We believe that it is the plain meaning of the laws and Constitution of Oklahoma that regularly elected or appointed officers shall conduct all criminal prosecutions. It is true that it is entirely proper and legitimate for counsel to be employed to assist the county attorney in open court in the prosecution of a criminal case, but even then the county attorney should never lose control of the case, and such assistant counsel should discharge only such duties in the prosecution of the cause as are assigned him by the county attorney. But it is highly improper for counsel employed to prosecute a case to be permitted to go into the grand jury room where the defendant cannot be heard and has no one to represent him. This duty should be performed alone by the proper officer of the law. The case of Fooshee v. State,3 Okla. Cr. 677, 108 P. 554, does not conflict with the views here expressed. In that case the attorney who appeared before the grand jury was the regularly appointed deputy county attorney of Carter county, and his appointment was a matter of record in the county attorney's office of that county. We therefore hold that the trial court *275 erred in not sustaining the motion made by the defendant to set aside the indictment.

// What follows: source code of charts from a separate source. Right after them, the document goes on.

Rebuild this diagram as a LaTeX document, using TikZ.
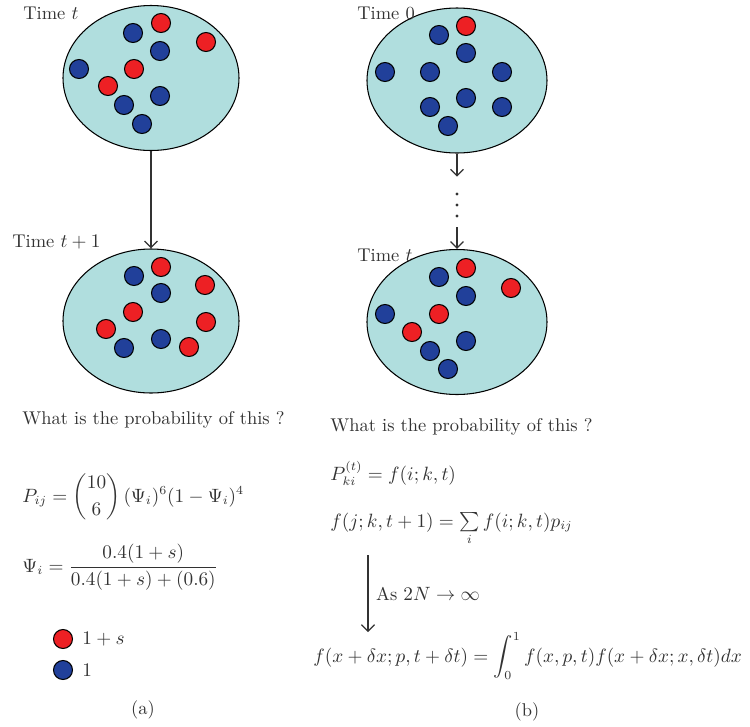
\documentclass[tikz,border=0pt]{standalone}
\usepackage{amsmath}
\usetikzlibrary{shapes.geometric,positioning,arrows.meta,calc}

\definecolor{poolfill}{RGB}{176,222,222}
\definecolor{ballred}{RGB}{237,32,36}
\definecolor{ballblue}{RGB}{33,64,154}
\definecolor{inkgray}{RGB}{50,50,50}

\begin{document}
\begin{tikzpicture}[
  font=\fontsize{10.5pt}{13pt}\selectfont,
  text=inkgray,
  >={Straight Barb[length=1.3mm,width=2.6mm]},
  pool/.style={ellipse, draw=black, line width=0.6pt, fill=poolfill, inner sep=0pt},
  redball/.style={circle, draw=black, line width=0.6pt, fill=ballred, minimum size=0.38cm, inner sep=0pt},
  blueball/.style={circle, draw=black, line width=0.6pt, fill=ballblue, minimum size=0.38cm, inner sep=0pt},
  lbl/.style={anchor=west, inner sep=0pt},
  formula/.style={anchor=base west, inner sep=0pt},
  arr/.style={->, draw=inkgray, line width=0.7pt}
]
\useasboundingbox (0,0) rectangle (15,-14.54);

%% ============ (a) Time t pool ============
\node[pool, minimum width=3.52cm, minimum height=2.9cm] (poolAt) at (3.02,-1.56) {};
\node[lbl] (timeAt) at (0.46,-0.27) {Time $t$};

\node[blueball] (at1)  at (2.66,-0.66) {};
\node[redball]  (at2)  at (3.22,-0.46) {};
\node[redball]  (at3)  at (4.12,-0.84) {};
\node[blueball] (at4)  at (3.20,-1.02) {};
\node[blueball] (at5)  at (1.58,-1.38) {};
\node[redball]  (at6)  at (2.68,-1.38) {};
\node[redball]  (at7)  at (2.16,-1.72) {};
\node[blueball] (at8)  at (3.20,-1.92) {};
\node[blueball] (at9)  at (2.48,-2.10) {};
\node[blueball] (at10) at (2.84,-2.48) {};

%% ============ (a) Time t+1 pool ============
\node[pool, minimum width=3.52cm, minimum height=2.88cm] (poolAn) at (3.02,-6.42) {};
\node[lbl] (timeAn) at (0.24,-4.84) {Time $t+1$};

\node[blueball] (an1)  at (2.68,-5.52) {};
\node[redball]  (an2)  at (3.22,-5.34) {};
\node[redball]  (an3)  at (4.10,-5.70) {};
\node[blueball] (an4)  at (3.22,-5.86) {};
\node[redball]  (an5)  at (2.66,-6.24) {};
\node[redball]  (an6)  at (2.12,-6.58) {};
\node[redball]  (an7)  at (4.12,-6.44) {};
\node[blueball] (an8)  at (2.48,-6.96) {};
\node[blueball] (an9)  at (3.22,-6.78) {};
\node[redball]  (an10) at (3.78,-6.94) {};

\draw[arr] (poolAt) -- (poolAn);

%% ============ (a) formulas and legend ============
\node[formula] (questA) at (0.44,-8.48) {What is the probability of this ?};
\node[formula] (pij) at (0.44,-10.04)
  {$\displaystyle P_{ij} = \binom{10}{6}\,(\Psi_i)^6(1-\Psi_i)^4$};
\node[formula] (psi) at (0.44,-11.44)
  {$\displaystyle \Psi_i = \frac{0.4(1+s)}{0.4(1+s)+(0.6)}$};

\node[redball]  (keyred)  at (1.26,-12.78) {};
\node[blueball] (keyblue) at (1.26,-13.40) {};
\node[right=0.18cm of keyred, inner sep=0pt]  {$1+s$};
\node[right=0.18cm of keyblue, inner sep=0pt] {$1$};

\node (capA) at (2.86,-14.2) {(a)};

%% ============ (b) Time 0 pool ============
\node[pool, minimum width=3.6cm, minimum height=2.9cm] (poolB0) at (9.14,-1.61) {};
\node[lbl] (timeB0) at (7.14,-0.27) {Time 0};

\node[redball]  (b01)  at (9.32,-0.52) {};
\node[blueball] (b02)  at (8.78,-0.70) {};
\node[blueball] (b03)  at (9.32,-1.06) {};
\node[blueball] (b04)  at (7.70,-1.44) {};
\node[blueball] (b05)  at (8.60,-1.44) {};
\node[blueball] (b06)  at (10.04,-1.44) {};
\node[blueball] (b07)  at (9.32,-1.96) {};
\node[blueball] (b08)  at (8.60,-2.14) {};
\node[blueball] (b09)  at (10.04,-2.14) {};
\node[blueball] (b010) at (8.96,-2.52) {};

%% dots between the two pools
\node[minimum height=1cm, minimum width=0.3cm, inner sep=0pt] (gap) at (9.14,-4.04) {};
\fill[inkgray] ($(gap)+(0,0.16)$)  circle (0.9pt);
\fill[inkgray] ($(gap)+(0,-0.06)$) circle (0.9pt);
\fill[inkgray] ($(gap)+(0,-0.28)$) circle (0.9pt);

%% ============ (b) Time t pool ============
\node[pool, minimum width=3.6cm, minimum height=2.9cm] (poolBt) at (9.14,-6.44) {};
\node[lbl] (timeBt) at (7.14,-5.1) {Time $t$};

\node[redball]  (bt1)  at (9.32,-5.36) {};
\node[blueball] (bt2)  at (8.78,-5.54) {};
\node[redball]  (bt3)  at (10.22,-5.76) {};
\node[blueball] (bt4)  at (9.32,-5.92) {};
\node[blueball] (bt5)  at (7.70,-6.28) {};
\node[redball]  (bt6)  at (8.78,-6.28) {};
\node[redball]  (bt7)  at (8.24,-6.64) {};
\node[blueball] (bt8)  at (9.32,-6.82) {};
\node[blueball] (bt9)  at (8.60,-7.02) {};
\node[blueball] (bt10) at (8.96,-7.38) {};

\draw[arr] (poolB0) -- (gap);
\draw[arr] (gap) -- (poolBt);

%% ============ (b) formulas ============
\node[formula] (questB) at (6.6,-8.62) {What is the probability of this ?};
\node[formula] (pki) at (6.6,-9.6) {$P^{(t)}_{ki} = f(i;k,t)$};
\node[formula] (fj) at (6.6,-10.54) {$f(j;k,t+1) = \sum\limits_i f(i;k,t)p_{ij}$};

%% limit arrow: free ends kept as coordinates
\coordinate (limtop) at (7.36,-11.1);
\coordinate (limbot) at (7.36,-12.64);
\draw[arr] (limtop) -- node[right=1pt]{As $2N\to\infty$} (limbot);

\node[formula] (fx) at (6.26,-13.24)
  {$f(x+\delta x;p,t+\delta t) = \displaystyle\int_0^1 f(x,p,t)f(x+\delta x;x,\delta t)dx$};

\node (capB) at (10.54,-14.24) {(b)};

\end{tikzpicture}
\end{document}
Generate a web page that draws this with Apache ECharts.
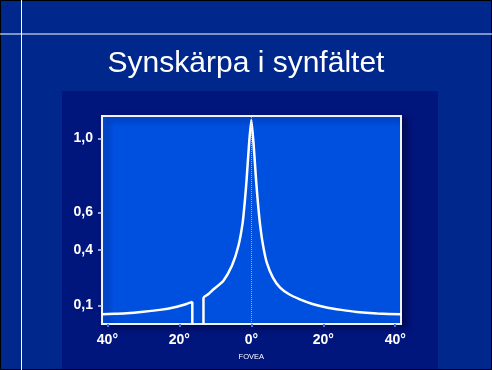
<!DOCTYPE html>
<html>
<head>
<meta charset="utf-8">
<script src="https://cdn.jsdelivr.net/npm/echarts@6/dist/echarts.min.js"></script>
<style>
  html, body { margin: 0; padding: 0; background: #00288c; }
  #chart { width: 492px; height: 370px; }
</style>
</head>
<body>
<div id="chart"></div>
<script>
// synskärpa (acuity) vs. vinkel från fovea
const peripheryAngles = [-41.5, -38, -34.6, -30, -25.4, -21, -18, -16.4, -16.4];
const peripheryAcuity = [0.052, 0.055, 0.058, 0.066, 0.076, 0.092, 0.108, 0.119, 0];

const centralAngles = [-13.3, -13.3, -12, -10.5, -7.8, -5.4, -3.6, -2.4, -1.75, -1.3, -0.7, 0,
  0.7, 1.3, 1.8, 2.4, 3.2, 4.3, 6, 8, 10.5, 13.5, 17, 20.9, 25, 29.3, 35, 41.6];
const centralAcuity = [0, 0.14, 0.16, 0.187, 0.232, 0.313, 0.42, 0.546, 0.672, 0.78, 0.95, 1.1,
  0.95, 0.78, 0.66, 0.54, 0.43, 0.33, 0.25, 0.196, 0.16, 0.133, 0.108, 0.089, 0.076, 0.065, 0.057, 0.052];

const xTicks = [-40, -20, 0, 20, 40];
const yTicks = [0.1, 0.4, 0.6, 1.0];

const toPairs = (xs, ys) => xs.map((x, i) => [x, ys[i]]);

const chart = echarts.init(document.getElementById('chart'));

const lineStyle = { color: '#ffffff', width: 2.5 };

const option = {
  backgroundColor: '#00288c',
  animation: false,
  graphic: [
    // ram runt hela bilden
    { type: 'rect', shape: { x: 0.5, y: 0.5, width: 491, height: 369 }, style: { fill: 'none', stroke: '#000', lineWidth: 1 } },
    // vita linjer
    { type: 'line', shape: { x1: 0, y1: 34, x2: 492, y2: 34 }, style: { stroke: '#ffffff', lineWidth: 1 } },
    { type: 'line', shape: { x1: 21.5, y1: 0, x2: 21.5, y2: 370 }, style: { stroke: '#ffffff', lineWidth: 1 } },
    // mörk panel bakom diagrammet
    { type: 'rect', z: -10, shape: { x: 62, y: 91, width: 376, height: 279 }, style: { fill: '#00167d' } },
    {
      type: 'text', left: 'center', top: 49,
      style: { text: 'Synskärpa i synfältet', fill: '#ffffff', font: '30px "Liberation Sans", Arial, sans-serif' }
    }
  ],
  grid: {
    left: 102, right: 91, top: 116, bottom: 46,
    show: true,
    backgroundColor: '#0050e0',
    borderColor: '#eef2fa',
    borderWidth: 2,
    shadowColor: 'rgba(0, 5, 60, 0.6)',
    shadowBlur: 6,
    shadowOffsetX: 5,
    shadowOffsetY: 3
  },
  xAxis: {
    type: 'value',
    min: -41.5,
    max: 41.6,
    splitLine: { show: false },
    axisLine: { show: false, onZero: false },
    axisTick: { show: true, customValues: xTicks, length: 3, lineStyle: { color: '#3f78e6', width: 2 } },
    axisLabel: {
      customValues: xTicks,
      margin: 9,
      color: '#ffffff',
      fontFamily: '"Liberation Sans", Arial, sans-serif',
      fontWeight: 'bold',
      fontSize: 14,
      formatter: v => v === 0 ? '0°\n{f|FOVEA}' : Math.abs(v) + '°',
      rich: {
        f: { fontSize: 7.5, fontWeight: 'normal', color: '#ffffff', padding: [6, 0, 0, 0] }
      }
    }
  },
  yAxis: {
    type: 'value',
    min: 0,
    max: 1.12,
    splitLine: { show: false },
    axisLine: { show: false, onZero: false },
    axisTick: { show: true, customValues: yTicks, length: 4, lineStyle: { color: '#c8d2e8', width: 1.5 } },
    axisLabel: {
      customValues: yTicks,
      margin: 9,
      color: '#ffffff',
      fontFamily: '"Liberation Sans", Arial, sans-serif',
      fontWeight: 'bold',
      fontSize: 14,
      formatter: v => v.toFixed(1).replace('.', ',')
    }
  },
  series: [
    {
      type: 'line',
      data: toPairs(peripheryAngles, peripheryAcuity),
      symbol: 'none',
      smooth: 0.2,
      lineStyle: lineStyle
    },
    {
      type: 'line',
      data: toPairs(centralAngles, centralAcuity),
      symbol: 'none',
      smooth: 0.2,
      lineStyle: lineStyle,
      markLine: {
        silent: true,
        symbol: 'none',
        label: { show: false },
        lineStyle: { color: 'rgba(190, 215, 255, 0.7)', type: 'dotted', width: 1 },
        data: [{ xAxis: 0 }]
      }
    }
  ]
};

chart.setOption(option);
</script>
</body>
</html>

Second. The indictment in this case is defective in not alleging the name of the person from whom the stolen property was received, or that the name of such person was unknown to the grand jury. See Fletcher v. State, 2 Okla. Cr. 300, 101 P. 599, 23 L.R.A. (N.S.) 581. It is not necessary, however, for such an indictment to allege from whom or by whom such property was stolen.

Third. Upon the trial of this cause the appellant entered a plea of former acquittal, but did not offer in evidence any testimony reasonably tending to sustain said plea. Upon this issue the court charged the jury as follows:

"Gentlemen of the jury, you are further instructed that the defendant has introduced no evidence in support of his plea that he has already been acquitted of the offense charge in this indictment by the judgment of this court rendered at Arapaho on the first day of July, 1908. You are therefore instructed that in your deliberations in this case you will not consider this defense in arriving at your verdict in this case."

Where there is evidence in the record reasonably tending to support an issue, the weight and effect of such evidence is exclusively for the jury, and it would be improper for the court to withdraw it from their consideration, but, where there is no evidence tending to support an issue presented, the court should not submit such issue to the jury. We therefore find that the court did not err in its instructions upon the subject of former acquittal.

For the errors hereinbefore pointed out, this cause is reversed and remanded, with directions to the lower court to sustain the motion to set aside the indictment.